Der Verlust ist absehbar

Und ob der Wochenmarkt in Aarau so bald wieder stattfinden wird, ist mehr als ungewiss. Es werde ein hartes Jahr werden, sagt sie. «Ein grosser wirtschaftlicher Verlust ist absehbar». Und da sind ja noch zwei Mitarbeiter, die zurzeit halbtags bei ihr angestellt sind und auch entlöhnt werden wollen.

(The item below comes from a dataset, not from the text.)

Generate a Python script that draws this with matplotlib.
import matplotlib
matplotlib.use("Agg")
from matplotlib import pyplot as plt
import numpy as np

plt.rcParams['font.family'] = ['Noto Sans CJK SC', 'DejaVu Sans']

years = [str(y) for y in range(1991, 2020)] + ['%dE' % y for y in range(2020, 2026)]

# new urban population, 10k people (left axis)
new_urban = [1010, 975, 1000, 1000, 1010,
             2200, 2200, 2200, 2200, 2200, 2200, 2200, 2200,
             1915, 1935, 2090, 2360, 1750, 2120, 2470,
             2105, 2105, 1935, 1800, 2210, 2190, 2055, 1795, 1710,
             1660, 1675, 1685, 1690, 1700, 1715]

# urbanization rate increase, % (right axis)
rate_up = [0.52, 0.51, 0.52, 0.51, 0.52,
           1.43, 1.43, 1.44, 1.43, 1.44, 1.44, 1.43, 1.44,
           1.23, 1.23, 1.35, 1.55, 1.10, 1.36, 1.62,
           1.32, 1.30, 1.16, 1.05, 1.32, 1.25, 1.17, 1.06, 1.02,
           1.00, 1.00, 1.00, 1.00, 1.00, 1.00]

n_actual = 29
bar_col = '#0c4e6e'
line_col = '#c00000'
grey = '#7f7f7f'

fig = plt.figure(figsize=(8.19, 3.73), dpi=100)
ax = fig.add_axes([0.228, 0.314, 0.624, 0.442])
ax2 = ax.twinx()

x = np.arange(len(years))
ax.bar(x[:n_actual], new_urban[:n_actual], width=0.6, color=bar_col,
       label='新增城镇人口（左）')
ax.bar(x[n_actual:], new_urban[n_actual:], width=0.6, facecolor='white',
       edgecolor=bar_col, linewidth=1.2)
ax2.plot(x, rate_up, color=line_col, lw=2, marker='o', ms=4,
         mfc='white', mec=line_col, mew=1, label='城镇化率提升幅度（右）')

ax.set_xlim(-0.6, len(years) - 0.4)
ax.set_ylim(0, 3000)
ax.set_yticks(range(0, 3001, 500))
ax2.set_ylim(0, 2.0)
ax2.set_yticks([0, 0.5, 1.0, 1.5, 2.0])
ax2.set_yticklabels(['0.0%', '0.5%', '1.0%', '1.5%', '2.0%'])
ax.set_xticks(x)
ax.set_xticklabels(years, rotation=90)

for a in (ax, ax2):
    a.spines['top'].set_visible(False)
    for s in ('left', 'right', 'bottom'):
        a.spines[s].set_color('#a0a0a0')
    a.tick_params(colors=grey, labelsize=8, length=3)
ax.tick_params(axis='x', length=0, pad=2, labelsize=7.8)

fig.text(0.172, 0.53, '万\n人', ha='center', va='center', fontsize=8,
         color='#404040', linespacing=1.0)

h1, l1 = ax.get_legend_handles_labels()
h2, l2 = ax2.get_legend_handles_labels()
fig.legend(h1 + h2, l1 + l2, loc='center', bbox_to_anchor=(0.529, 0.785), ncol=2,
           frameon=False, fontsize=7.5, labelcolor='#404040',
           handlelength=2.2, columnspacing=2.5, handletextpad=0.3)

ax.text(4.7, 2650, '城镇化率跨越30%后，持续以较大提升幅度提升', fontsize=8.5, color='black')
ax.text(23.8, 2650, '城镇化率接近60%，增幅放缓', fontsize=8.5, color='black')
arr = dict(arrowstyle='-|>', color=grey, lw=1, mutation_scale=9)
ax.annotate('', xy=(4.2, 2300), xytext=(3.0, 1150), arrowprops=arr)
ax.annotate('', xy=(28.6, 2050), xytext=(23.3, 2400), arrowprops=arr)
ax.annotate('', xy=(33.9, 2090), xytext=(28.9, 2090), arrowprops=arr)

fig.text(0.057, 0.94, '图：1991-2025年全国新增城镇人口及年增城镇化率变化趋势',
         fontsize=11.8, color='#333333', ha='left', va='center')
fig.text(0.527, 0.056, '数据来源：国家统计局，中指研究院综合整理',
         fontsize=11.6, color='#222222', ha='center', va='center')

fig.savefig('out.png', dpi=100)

20 Prozent weniger produzieren 

Verlumpen werde sie aber nicht so schnell. Sie habe sich stets an einen alten Grundsatz ihres Vaters gehalten. «Er sagte immer, ein Bauer muss so arbeiten, dass er einen Totalausfall in einem Jahr überleben kann.» Die Aargauer Gemüsebäuerin leidet vor allem auch im Herzen: «Es tut mir weh, einen Peperoni-Setzling vorzeitig zu kompostieren, der in ein paar Monaten drei Kilogramm Früchte gegeben hätte.» Nach dem ersten Schock hat sie sich nun entschieden, trotz allem über ihr gesamtes Sortiment rund 80 Prozent der üblichen Setzlingsmenge zu produzieren.

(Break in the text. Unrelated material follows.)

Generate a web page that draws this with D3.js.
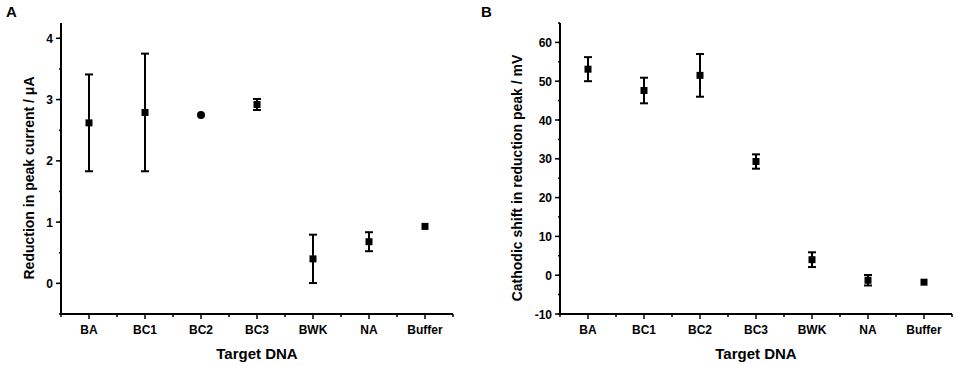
<!DOCTYPE html>
<html>
<head>
<meta charset="utf-8">
<script src="https://cdn.jsdelivr.net/npm/d3@7/dist/d3.min.js"></script>
<style>
  body { margin: 0; background: #fff; }
  svg { font-family: "Liberation Sans", Arial, sans-serif; font-weight: bold; }
</style>
</head>
<body>
<svg id="chart" width="957" height="366"></svg>
<script>
const categories = ["BA", "BC1", "BC2", "BC3", "BWK", "NA", "Buffer"];

// panel A: reduction in peak current (uA)
const currentMean = [2.62, 2.79, 2.75, 2.92, 0.40, 0.68, 0.93];
const currentErr = [0.79, 0.96, 0.02, 0.09, 0.395, 0.155, 0.02];
const currentShape = ["square", "square", "circle", "square", "square", "square", "square"];
const currentTicks = [0, 1, 2, 3, 4];

// panel B: cathodic shift (mV)
const shiftMean = [53.1, 47.6, 51.5, 29.3, 4.0, -1.3, -1.8];
const shiftErr = [3.1, 3.3, 5.5, 1.85, 1.9, 1.35, 0.2];
const shiftTicks = [-10, 0, 10, 20, 30, 40, 50, 60];

const svg = d3.select("#chart");

function panel(opt) {
  let g = svg.append("g");
  let x = d3.scaleLinear().domain([0.5, 7.5]).range([opt.left, opt.left + 392]);
  let y = d3.scaleLinear().domain(opt.yDomain).range([314, 23]);

  // y axis
  let yMinor = [];
  for (let v = opt.yDomain[0]; v <= opt.yDomain[1] + 1e-9; v += opt.minorStep) yMinor.push(v);

  g.append("line")
    .attr("x1", opt.left).attr("x2", opt.left)
    .attr("y1", y.range()[0]).attr("y2", y.range()[1])
    .attr("stroke", "#000").attr("stroke-width", 2);

  g.selectAll(".yminor").data(yMinor).enter().append("line")
    .attr("x1", opt.left - 2).attr("x2", opt.left)
    .attr("y1", (d) => y(d)).attr("y2", (d) => y(d))
    .attr("stroke", "#000").attr("stroke-width", 1.5);

  g.selectAll(".ymajor").data(opt.ticks).enter().append("line")
    .attr("x1", opt.left - 5).attr("x2", opt.left)
    .attr("y1", (d) => y(d)).attr("y2", (d) => y(d))
    .attr("stroke", "#000").attr("stroke-width", 1.5);

  g.selectAll(".ylab").data(opt.ticks).enter().append("text")
    .attr("x", opt.left - 8).attr("y", (d) => y(d) + 4.5)
    .attr("text-anchor", "end").attr("font-size", 12)
    .text((d) => d);

  // x axis
  g.append("line")
    .attr("x1", x(0.5)).attr("x2", x(7.5))
    .attr("y1", 314).attr("y2", 314)
    .attr("stroke", "#000").attr("stroke-width", 2);

  let xMinor = d3.range(0.5, 7.6, 1);
  g.selectAll(".xminor").data(xMinor).enter().append("line")
    .attr("x1", (d) => x(d)).attr("x2", (d) => x(d))
    .attr("y1", 314).attr("y2", 317)
    .attr("stroke", "#000").attr("stroke-width", 1.5);

  g.selectAll(".xmajor").data(categories).enter().append("line")
    .attr("x1", (d, i) => x(i + 1)).attr("x2", (d, i) => x(i + 1))
    .attr("y1", 314).attr("y2", 319)
    .attr("stroke", "#000").attr("stroke-width", 1.5);

  g.selectAll(".xlab").data(categories).enter().append("text")
    .attr("x", (d, i) => x(i + 1)).attr("y", 334)
    .attr("text-anchor", "middle").attr("font-size", 12)
    .text((d) => d);

  g.append("text")
    .attr("x", x(4)).attr("y", 359)
    .attr("text-anchor", "middle").attr("font-size", 15)
    .text("Target DNA");

  g.append("text")
    .attr("transform", "translate(" + opt.titleX + ",178) rotate(-90)")
    .attr("text-anchor", "middle").attr("font-size", 14)
    .text(opt.title);

  g.append("text")
    .attr("x", opt.letterX).attr("y", 17)
    .attr("font-size", 15)
    .text(opt.letter);

  let pts = g.selectAll(".pt").data(opt.mean).enter().append("g");

  // error bars (skip the ones hidden behind the marker)
  pts.each(function (d, i) {
    let e = opt.err[i];
    if (y(d - e) - y(d + e) < 4) return;
    let s = d3.select(this);
    let cx = x(i + 1);
    s.append("line").attr("x1", cx).attr("x2", cx)
      .attr("y1", y(d - e)).attr("y2", y(d + e))
      .attr("stroke", "#000").attr("stroke-width", 2);
    [d - e, d + e].forEach(function (v) {
      s.append("line").attr("x1", cx - 4).attr("x2", cx + 4)
        .attr("y1", y(v)).attr("y2", y(v))
        .attr("stroke", "#000").attr("stroke-width", 2);
    });
  });

  // markers
  pts.each(function (d, i) {
    let s = d3.select(this);
    if (opt.shape && opt.shape[i] === "circle") {
      s.append("circle").attr("cx", x(i + 1)).attr("cy", y(d)).attr("r", 4).attr("fill", "#000");
    } else {
      s.append("rect").attr("x", x(i + 1) - 3.5).attr("y", y(d) - 3.5)
        .attr("width", 7).attr("height", 7).attr("fill", "#000");
    }
  });
}

panel({
  left: 61, yDomain: [-0.5, 4.25], ticks: currentTicks, minorStep: 0.5,
  mean: currentMean, err: currentErr, shape: currentShape,
  title: "Reduction in peak current / \u03bcA", titleX: 34,
  letter: "A", letterX: 6
});

panel({
  left: 560, yDomain: [-10, 65], ticks: shiftTicks, minorStep: 5,
  mean: shiftMean, err: shiftErr,
  title: "Cathodic shift in reduction peak / mV", titleX: 522,
  letter: "B", letterX: 481
});
</script>
</body>
</html>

Märkte sind auch Treffpunkte gewesen

Sie muss in kürzester Zeit ihr bewährtes Business-Modell umbauen, das auf den direkten Kundenkontakt aufbaut. In den nächsten Tagen lanciert sie einen eigenen Online-Shop (www.setzling.ch). Und natürlich ist da noch der Verkauf ab Hof, der ja immer noch erlaubt ist. Doch die emotional geprägten Setzlingsmärkte, auf denen sich die Hobbygärtner zu Tausenden auf den Füssen herumtreten, sind kaum zu ersetzen.